Der Korsar stand unbeweglich lauschend neben dem Feuer, den Degen in der Hand und die Augen auf das nahe Buschwerk gerichtet, um dem Überfall der Bestie zuvorzukommen. Carmaux und der Neger standen hinter ihm, der eine mit der Enterpike, der andere mit dem Gewehr, das er mit dem Kolben nach oben hielt, um ihn gegebenenfalls als Axt zu gebrauchen.

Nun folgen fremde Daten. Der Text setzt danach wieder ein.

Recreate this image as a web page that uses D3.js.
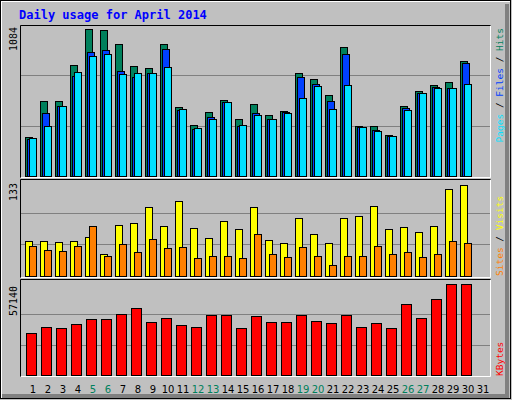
<!DOCTYPE html>
<html><head><meta charset="utf-8">
<script src="https://cdn.jsdelivr.net/npm/d3@7"></script>
<style>body{margin:0;background:#fff}</style>
</head><body><div id="chart"></div>
<script>
var days = d3.range(1, 32);
var weekend = [5, 6, 12, 13, 19, 20, 26, 27];
var hits  = [278,536,536,794,1053,1046,945,787,773,945,493,364,457,546,407,514,436,464,737,694,579,924,357,357,292,500,608,651,672,823,0];
var files = [263,450,500,718,888,902,751,708,737,909,474,337,421,529,361,450,407,457,708,658,536,873,349,328,285,486,593,637,629,809,0];
var pages = [270,357,500,744,859,873,730,737,737,780,479,342,407,529,364,436,407,450,558,644,479,651,349,321,285,471,593,629,629,658,0];
var visits = [49.6,49.6,48.2,49.6,55.1,31.5,71.8,74.6,96.9,70.4,105.2,67.6,53.7,77.4,66.3,96.9,51,46.8,81.6,59.3,46.8,81.6,84.3,98.2,66.3,69.1,62.1,70.4,121.9,127.4,0];
var sites  = [42.6,37.1,35.7,42.6,70.4,28.7,45.4,34.3,52.4,39.9,41.2,25.9,28.7,28.7,25.9,59.3,30.1,27.3,41.2,28.7,14.8,28.7,28.7,42.6,31.5,34.3,27.3,31.5,49.6,46.8,0];
var kbytes = [26276,30030,29404,31907,35035,35035,38163,41917,33158,35660,31281,30030,37537,37537,29404,36912,33158,33158,37537,33784,32533,37537,30030,32533,29404,44419,35660,47548,57140,57140,0];
var maxHits = 1084, maxVisits = 133, maxKbytes = 57140;

var W = 512, H = 400, mono = "'DejaVu Sans Mono', monospace";
var svg = d3.select("#chart").append("svg").attr("width", W).attr("height", H);

// frame
svg.append("rect").attr("width", W).attr("height", H).attr("fill", "#c0c0c0");
svg.append("path").attr("d", "M1,399V1H511").attr("stroke", "#fff").attr("stroke-width", 2).attr("fill", "none");
svg.append("path").attr("d", "M2,396H507V4").attr("stroke", "#808080").attr("stroke-width", 4).attr("fill", "none");
svg.append("rect").attr("x", 0.5).attr("y", 0.5).attr("width", 510).attr("height", 398).attr("fill", "none").attr("stroke", "#000");

svg.append("text").attr("x", 19).attr("y", 19).text("Daily usage for April 2014")
  .attr("font-family", mono).attr("font-weight", "bold").attr("font-size", 12).attr("fill", "#0000ff");

var x = d3.scaleBand().domain(days).range([25, 490]).padding(0);

var panels = [
  {top: 25, base: 176, max: maxHits, label: "1084"},
  {top: 181, base: 276, max: maxVisits, label: "133"},
  {top: 284, base: 375, max: maxKbytes, label: "57140"}
];
var boxes = [[20, 25, 490, 177], [20, 179, 490, 277], [20, 279, 490, 376]];
boxes.forEach(function(b) {
  svg.append("path").attr("d", "M" + (b[0] + .5) + "," + (b[3] + .5) + "V" + (b[1] + .5) + "H" + (b[2] + .5)).attr("stroke", "#000").attr("fill", "none");
  svg.append("path").attr("d", "M" + (b[0] + 1) + "," + (b[3] + .5) + "H" + (b[2] + .5) + "V" + (b[1] + 1)).attr("stroke", "#fff").attr("fill", "none");
});

panels.forEach(function(p) {
  p.y = d3.scaleLinear().domain([0, p.max]).range([p.base, p.top]);
  [1 / 3, 2 / 3].forEach(function(f) {
    var gy = Math.round(p.y(p.max * f)) + .5;
    svg.append("line").attr("x1", 21).attr("x2", 490).attr("y1", gy).attr("y2", gy).attr("stroke", "#808080");
  });
  svg.append("text").attr("transform", "translate(17," + (p.top + 2) + ") rotate(-90)")
    .attr("text-anchor", "end").attr("font-family", mono).attr("font-size", 10).text(p.label);
});

function bars(data, p, off, w, color) {
  svg.append("g").selectAll("rect").data(data).enter().append("rect")
    .filter(function(d) { return d > 0; })
    .attr("x", function(d, i) { return x(days[i]) + off + .5; })
    .attr("y", function(d) { return Math.round(p.y(d)) + .5; })
    .attr("width", w)
    .attr("height", function(d) { return p.base - Math.round(p.y(d)); })
    .attr("fill", color).attr("stroke", "#000");
}
bars(hits, panels[0], 0, 7, "#00805c");
bars(files, panels[0], 2, 7, "#0040ff");
bars(pages, panels[0], 4, 7, "#00e0ff");
bars(visits, panels[1], 0, 7, "#ffff00");
bars(sites, panels[1], 4, 7, "#ff8000");
bars(kbytes, panels[2], 1, 10, "#ff0000");

svg.append("g").selectAll("text").data(days).enter().append("text")
  .attr("x", function(d) { return x(d) + 8; }).attr("y", 393)
  .attr("text-anchor", "middle").attr("font-family", "'DejaVu Sans', sans-serif").attr("font-size", 10)
  .attr("fill", function(d) { return weekend.indexOf(d) >= 0 ? "#00805c" : "#000"; })
  .text(function(d) { return d; });

function sideLabel(parts, y, anchor) {
  var t = svg.append("text").attr("transform", "translate(503," + y + ") rotate(-90)")
    .attr("text-anchor", anchor).attr("font-family", mono).attr("font-size", 9.5);
  parts.forEach(function(s) { t.append("tspan").attr("fill", s[1]).text(s[0]); });
}
sideLabel([["Pages", "#00e0ff"], [" / ", "#000"], ["Files", "#0040ff"], [" / ", "#000"], ["Hits", "#00805c"]], 28, "end");
sideLabel([["Sites", "#ff8000"], [" / ", "#000"], ["Visits", "#ffff00"]], 276, "start");
sideLabel([["KBytes", "#ff0000"]], 376, "start");
</script></body></html>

Das Blätterrascheln hielt noch eine Weile an. Der Jaguar schien nur langsam näher zu kommen. Mit einem Male hörte jedes Geräusch auf. Der Korsar hatte sich vorgebeugt, um besser hören zu können. Als er den Kopf wieder hob, begegneten seine Blicke zwei leuchtenden Punkten, die durch das dichte Gebüsch funkelten. Sie waren unbeweglich und hatten einen grünlich phosphoreszierenden Schein.
»Da ist er«, murmelte Carmaux. »Er will uns angreifen.«
»Ich erwarte ihn«, antwortete der Korsar vollkommen ruhig.

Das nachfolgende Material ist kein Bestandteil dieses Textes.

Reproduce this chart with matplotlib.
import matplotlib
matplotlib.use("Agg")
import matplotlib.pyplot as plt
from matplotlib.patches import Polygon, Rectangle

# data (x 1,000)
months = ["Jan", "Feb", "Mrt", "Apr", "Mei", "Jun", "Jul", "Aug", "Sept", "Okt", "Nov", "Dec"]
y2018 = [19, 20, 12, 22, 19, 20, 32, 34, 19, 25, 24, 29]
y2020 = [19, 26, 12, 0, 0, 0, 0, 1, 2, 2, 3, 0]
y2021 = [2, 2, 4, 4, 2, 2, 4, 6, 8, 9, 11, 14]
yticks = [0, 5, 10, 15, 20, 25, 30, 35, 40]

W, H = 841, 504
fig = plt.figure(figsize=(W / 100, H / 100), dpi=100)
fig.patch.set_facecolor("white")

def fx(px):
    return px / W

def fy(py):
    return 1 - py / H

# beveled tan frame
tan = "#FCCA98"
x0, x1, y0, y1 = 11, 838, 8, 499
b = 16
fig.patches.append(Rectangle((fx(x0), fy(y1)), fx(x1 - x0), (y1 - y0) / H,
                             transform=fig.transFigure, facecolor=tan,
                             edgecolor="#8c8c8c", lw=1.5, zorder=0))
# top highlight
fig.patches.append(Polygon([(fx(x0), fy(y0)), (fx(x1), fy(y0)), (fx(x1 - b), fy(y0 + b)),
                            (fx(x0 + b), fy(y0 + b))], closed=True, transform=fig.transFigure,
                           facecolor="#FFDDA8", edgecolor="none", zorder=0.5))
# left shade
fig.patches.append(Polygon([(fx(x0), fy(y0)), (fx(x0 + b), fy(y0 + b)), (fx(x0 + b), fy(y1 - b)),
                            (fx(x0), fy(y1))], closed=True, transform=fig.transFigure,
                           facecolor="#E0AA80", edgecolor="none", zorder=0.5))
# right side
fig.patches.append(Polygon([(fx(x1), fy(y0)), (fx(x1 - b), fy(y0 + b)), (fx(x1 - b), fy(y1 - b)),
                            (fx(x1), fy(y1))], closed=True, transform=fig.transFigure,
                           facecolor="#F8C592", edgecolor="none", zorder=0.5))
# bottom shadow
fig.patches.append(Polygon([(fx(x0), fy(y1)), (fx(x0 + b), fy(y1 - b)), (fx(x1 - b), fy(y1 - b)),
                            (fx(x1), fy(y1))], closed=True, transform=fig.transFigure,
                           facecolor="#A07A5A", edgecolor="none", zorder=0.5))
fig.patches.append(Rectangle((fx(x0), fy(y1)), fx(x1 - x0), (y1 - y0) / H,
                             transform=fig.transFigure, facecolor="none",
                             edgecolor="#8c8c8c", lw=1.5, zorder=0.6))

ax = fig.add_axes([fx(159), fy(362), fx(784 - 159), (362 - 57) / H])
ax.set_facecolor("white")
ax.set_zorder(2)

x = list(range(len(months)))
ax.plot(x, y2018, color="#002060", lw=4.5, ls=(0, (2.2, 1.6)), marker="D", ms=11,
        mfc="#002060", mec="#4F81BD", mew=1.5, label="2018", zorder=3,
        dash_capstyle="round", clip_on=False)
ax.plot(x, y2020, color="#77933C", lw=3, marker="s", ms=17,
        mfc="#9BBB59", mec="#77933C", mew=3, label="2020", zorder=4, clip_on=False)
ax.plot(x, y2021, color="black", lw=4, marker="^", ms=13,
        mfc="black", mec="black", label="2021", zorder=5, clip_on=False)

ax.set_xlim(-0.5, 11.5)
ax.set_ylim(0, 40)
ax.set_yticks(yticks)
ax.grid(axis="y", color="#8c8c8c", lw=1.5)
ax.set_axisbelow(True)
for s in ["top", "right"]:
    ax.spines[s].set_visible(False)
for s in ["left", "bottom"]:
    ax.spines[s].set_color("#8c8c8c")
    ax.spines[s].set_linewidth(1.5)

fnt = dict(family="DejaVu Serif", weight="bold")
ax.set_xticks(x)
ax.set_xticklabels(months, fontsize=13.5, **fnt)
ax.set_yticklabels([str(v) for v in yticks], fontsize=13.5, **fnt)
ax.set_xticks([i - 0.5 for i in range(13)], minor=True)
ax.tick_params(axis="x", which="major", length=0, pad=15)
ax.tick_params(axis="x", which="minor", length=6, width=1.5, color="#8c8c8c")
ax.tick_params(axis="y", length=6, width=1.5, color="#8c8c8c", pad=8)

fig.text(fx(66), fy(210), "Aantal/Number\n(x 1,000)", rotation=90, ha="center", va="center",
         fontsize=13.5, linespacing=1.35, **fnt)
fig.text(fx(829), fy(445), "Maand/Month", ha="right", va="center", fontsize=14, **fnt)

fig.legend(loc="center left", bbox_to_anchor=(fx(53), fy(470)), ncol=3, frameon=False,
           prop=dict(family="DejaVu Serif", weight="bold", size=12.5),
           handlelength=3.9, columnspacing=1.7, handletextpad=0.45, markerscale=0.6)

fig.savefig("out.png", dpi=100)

»Diese Kaltblütigkeit!« dachte der Flibustier. »Der würde sich nicht einmal vor dem Teufel und seinen gefallenen Engeln fürchten!«
Der Jaguar blieb etwa dreißig Schritt von der Gruppe entfernt stehen. Er schien unentschlossen. Beunruhigte ihn das zu Füßen des Baumes brennende Feuer oder die energische Haltung des Korsaren?